Given exercise | Copy the lines holding the word "this", all of them.

━━━━━━━━━━━━━━━━

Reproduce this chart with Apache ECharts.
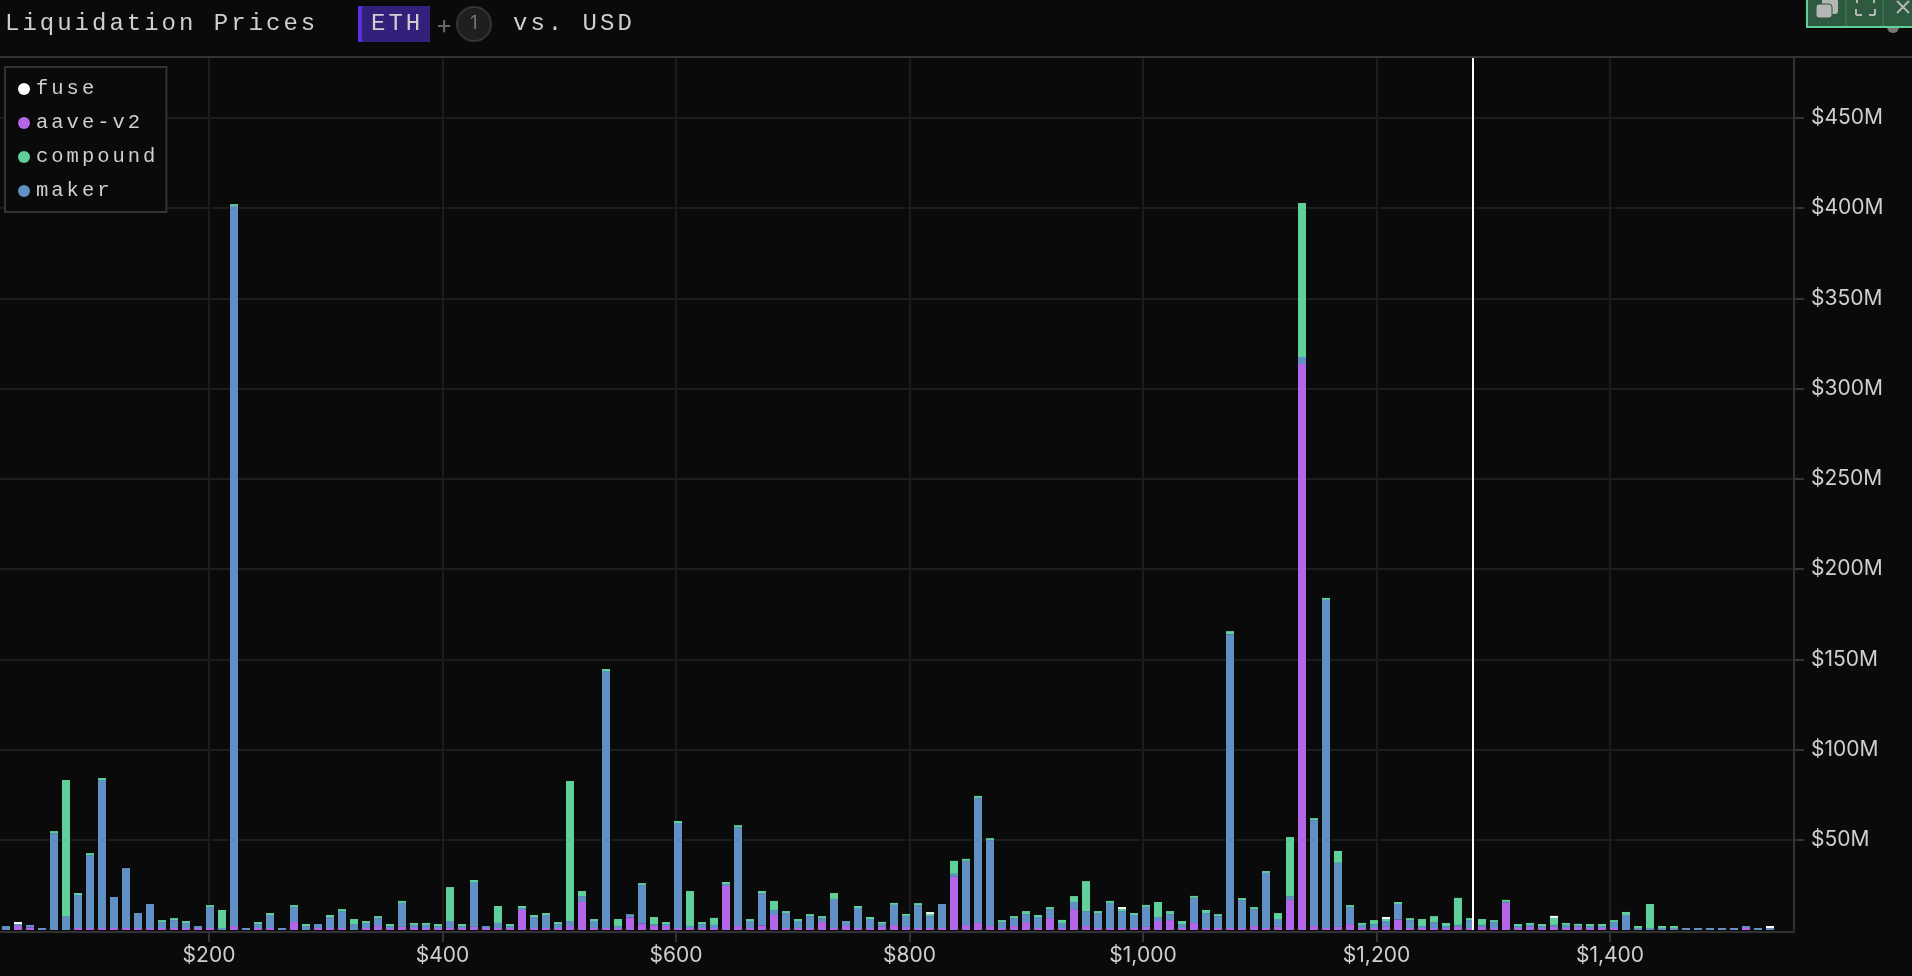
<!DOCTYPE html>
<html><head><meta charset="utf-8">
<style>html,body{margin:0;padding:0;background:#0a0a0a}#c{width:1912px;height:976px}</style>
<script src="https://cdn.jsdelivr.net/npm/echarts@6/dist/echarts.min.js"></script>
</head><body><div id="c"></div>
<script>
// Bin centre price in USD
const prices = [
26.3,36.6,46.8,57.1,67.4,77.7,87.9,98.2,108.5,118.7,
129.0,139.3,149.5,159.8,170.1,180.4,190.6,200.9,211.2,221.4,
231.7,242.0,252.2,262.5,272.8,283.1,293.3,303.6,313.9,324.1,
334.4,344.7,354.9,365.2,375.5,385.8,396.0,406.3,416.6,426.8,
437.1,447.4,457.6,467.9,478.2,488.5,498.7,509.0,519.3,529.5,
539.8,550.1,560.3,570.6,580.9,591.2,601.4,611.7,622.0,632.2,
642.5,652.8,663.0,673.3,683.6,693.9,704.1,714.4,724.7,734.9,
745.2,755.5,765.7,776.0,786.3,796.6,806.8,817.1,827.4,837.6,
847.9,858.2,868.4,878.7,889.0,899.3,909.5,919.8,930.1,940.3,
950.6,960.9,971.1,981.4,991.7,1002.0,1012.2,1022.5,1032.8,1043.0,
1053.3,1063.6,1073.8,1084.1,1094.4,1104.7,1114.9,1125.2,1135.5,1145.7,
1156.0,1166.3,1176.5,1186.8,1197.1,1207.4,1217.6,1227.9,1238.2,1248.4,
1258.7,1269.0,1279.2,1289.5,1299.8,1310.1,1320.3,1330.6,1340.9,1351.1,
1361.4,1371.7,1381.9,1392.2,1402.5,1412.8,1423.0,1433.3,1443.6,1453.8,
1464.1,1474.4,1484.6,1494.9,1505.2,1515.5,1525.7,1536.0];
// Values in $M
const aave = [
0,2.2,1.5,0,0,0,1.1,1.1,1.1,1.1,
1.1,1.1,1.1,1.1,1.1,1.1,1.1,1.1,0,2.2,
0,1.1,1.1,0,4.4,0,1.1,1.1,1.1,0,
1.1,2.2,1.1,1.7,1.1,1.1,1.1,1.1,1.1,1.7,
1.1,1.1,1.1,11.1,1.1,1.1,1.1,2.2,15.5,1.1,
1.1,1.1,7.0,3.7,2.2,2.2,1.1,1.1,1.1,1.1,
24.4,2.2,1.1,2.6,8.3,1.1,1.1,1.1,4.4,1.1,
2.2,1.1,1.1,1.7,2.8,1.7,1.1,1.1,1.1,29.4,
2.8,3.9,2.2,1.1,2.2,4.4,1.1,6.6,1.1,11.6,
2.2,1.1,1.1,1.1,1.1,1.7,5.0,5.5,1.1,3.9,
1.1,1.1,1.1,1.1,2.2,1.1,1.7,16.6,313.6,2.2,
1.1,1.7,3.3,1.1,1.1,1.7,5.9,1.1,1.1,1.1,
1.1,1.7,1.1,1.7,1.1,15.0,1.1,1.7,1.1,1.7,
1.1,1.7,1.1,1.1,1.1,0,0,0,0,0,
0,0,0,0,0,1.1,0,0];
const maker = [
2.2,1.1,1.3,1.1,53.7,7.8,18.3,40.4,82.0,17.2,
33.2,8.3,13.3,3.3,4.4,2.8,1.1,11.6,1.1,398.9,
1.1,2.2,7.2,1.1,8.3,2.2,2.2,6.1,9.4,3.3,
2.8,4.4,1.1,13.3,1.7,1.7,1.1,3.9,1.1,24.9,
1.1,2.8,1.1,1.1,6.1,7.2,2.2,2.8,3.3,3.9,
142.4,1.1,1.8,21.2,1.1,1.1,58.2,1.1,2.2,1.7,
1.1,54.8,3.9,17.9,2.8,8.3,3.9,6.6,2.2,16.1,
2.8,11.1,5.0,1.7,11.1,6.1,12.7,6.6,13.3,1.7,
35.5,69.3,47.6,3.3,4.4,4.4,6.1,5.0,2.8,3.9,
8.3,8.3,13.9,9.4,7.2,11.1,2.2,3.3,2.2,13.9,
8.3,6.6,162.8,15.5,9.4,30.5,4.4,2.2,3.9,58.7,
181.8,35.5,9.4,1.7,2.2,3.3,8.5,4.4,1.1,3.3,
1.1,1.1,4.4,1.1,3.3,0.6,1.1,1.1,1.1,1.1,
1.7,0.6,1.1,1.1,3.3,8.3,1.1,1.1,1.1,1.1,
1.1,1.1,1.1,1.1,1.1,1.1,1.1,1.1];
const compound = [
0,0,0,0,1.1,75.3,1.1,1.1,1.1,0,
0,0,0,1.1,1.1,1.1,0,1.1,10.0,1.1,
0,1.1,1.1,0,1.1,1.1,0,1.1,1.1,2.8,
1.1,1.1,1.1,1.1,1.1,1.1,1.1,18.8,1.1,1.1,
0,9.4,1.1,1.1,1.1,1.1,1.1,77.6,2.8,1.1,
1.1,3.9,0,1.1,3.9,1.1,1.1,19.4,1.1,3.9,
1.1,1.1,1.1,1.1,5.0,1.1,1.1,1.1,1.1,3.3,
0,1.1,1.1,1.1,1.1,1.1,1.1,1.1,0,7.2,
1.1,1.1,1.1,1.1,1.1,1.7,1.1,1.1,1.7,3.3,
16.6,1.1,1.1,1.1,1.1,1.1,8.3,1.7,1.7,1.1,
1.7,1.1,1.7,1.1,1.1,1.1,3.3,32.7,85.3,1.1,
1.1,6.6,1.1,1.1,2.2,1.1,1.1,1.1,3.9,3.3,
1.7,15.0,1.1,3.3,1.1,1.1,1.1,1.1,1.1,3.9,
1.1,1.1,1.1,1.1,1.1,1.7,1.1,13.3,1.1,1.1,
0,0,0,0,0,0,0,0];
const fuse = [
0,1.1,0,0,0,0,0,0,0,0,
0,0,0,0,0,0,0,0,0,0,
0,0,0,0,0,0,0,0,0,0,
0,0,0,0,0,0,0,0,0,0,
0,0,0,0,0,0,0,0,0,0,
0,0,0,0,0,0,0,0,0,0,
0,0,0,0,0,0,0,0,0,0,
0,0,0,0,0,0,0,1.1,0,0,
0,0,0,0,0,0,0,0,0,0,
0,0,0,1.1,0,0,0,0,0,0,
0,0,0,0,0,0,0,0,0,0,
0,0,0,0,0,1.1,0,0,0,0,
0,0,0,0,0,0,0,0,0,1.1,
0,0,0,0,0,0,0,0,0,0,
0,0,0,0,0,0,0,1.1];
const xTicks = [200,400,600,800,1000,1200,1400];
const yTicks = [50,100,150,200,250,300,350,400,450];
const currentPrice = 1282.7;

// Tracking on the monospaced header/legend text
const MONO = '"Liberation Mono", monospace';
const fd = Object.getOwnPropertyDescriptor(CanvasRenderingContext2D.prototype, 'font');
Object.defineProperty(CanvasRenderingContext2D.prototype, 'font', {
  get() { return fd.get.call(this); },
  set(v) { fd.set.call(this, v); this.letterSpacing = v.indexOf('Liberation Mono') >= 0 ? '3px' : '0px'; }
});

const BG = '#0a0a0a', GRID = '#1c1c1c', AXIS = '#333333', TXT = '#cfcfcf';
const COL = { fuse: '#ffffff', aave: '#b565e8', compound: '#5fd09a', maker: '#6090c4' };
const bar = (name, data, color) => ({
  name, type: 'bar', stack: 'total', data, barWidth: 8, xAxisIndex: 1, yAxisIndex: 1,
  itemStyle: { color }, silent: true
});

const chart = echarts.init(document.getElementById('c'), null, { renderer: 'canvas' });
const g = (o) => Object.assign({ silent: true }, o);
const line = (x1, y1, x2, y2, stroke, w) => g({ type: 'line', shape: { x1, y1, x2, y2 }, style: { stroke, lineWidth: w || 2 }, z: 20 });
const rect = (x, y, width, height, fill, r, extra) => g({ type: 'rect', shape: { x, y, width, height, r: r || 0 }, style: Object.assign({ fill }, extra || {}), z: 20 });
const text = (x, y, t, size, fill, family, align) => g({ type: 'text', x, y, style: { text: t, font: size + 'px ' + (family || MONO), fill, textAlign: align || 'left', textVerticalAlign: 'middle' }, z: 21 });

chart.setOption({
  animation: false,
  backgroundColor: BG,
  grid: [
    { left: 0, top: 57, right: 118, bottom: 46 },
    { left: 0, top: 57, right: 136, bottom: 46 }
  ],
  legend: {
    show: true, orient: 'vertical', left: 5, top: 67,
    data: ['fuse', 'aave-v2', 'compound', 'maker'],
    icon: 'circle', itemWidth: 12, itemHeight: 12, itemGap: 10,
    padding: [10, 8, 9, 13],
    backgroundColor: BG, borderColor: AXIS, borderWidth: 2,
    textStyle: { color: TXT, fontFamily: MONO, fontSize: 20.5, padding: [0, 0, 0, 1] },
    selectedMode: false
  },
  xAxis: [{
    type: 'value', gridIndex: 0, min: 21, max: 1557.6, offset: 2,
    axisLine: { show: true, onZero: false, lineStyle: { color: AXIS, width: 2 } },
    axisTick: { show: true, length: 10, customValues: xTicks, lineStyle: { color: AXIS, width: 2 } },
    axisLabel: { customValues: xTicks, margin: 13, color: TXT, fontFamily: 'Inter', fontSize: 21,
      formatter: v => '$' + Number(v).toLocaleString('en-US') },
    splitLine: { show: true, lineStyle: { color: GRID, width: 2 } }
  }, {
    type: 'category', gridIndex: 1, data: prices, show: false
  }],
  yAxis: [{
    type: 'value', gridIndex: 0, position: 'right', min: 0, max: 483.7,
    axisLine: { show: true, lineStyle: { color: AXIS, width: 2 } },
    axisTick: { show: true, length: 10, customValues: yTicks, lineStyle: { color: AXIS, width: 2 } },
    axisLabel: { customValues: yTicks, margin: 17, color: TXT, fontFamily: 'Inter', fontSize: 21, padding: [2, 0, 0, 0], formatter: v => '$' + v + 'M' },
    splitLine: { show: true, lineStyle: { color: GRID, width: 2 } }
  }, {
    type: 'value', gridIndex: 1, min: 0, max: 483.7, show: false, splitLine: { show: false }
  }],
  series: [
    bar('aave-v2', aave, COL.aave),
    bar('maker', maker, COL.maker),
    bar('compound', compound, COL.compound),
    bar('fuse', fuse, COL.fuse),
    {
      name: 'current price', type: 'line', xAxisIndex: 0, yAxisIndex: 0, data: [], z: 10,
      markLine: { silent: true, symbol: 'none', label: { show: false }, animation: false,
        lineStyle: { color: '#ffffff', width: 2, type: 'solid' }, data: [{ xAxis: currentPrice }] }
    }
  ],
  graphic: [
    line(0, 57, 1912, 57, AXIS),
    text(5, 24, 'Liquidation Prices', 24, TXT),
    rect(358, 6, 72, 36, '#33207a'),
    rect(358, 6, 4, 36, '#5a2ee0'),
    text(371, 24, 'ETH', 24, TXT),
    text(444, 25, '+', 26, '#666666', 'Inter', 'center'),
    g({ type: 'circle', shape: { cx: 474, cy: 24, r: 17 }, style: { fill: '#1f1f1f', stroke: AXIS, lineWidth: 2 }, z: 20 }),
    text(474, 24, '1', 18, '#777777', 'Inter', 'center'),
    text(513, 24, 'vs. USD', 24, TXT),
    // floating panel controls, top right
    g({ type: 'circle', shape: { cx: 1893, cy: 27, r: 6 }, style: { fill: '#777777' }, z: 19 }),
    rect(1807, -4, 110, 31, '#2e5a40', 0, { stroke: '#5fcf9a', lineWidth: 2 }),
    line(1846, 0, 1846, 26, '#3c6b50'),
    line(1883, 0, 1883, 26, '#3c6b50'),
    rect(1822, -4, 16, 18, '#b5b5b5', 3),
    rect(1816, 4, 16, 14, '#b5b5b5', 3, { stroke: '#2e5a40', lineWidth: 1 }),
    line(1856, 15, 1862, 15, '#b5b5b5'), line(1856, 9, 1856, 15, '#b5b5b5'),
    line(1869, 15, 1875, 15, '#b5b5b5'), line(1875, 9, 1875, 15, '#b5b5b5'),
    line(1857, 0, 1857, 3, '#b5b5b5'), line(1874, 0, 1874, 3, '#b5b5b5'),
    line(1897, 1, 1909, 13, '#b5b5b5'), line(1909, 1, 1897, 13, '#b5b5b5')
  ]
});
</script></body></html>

━━━━━━━━━━━━━━━━

Answer below |
Reproduce this chart with Apache ECharts.
  get() { return fd.get.call(this); },
  set(v) { fd.set.call(this, v); this.letterSpacing = v.indexOf('Liberation Mono') >= 0 ? '3px' : '0px'; }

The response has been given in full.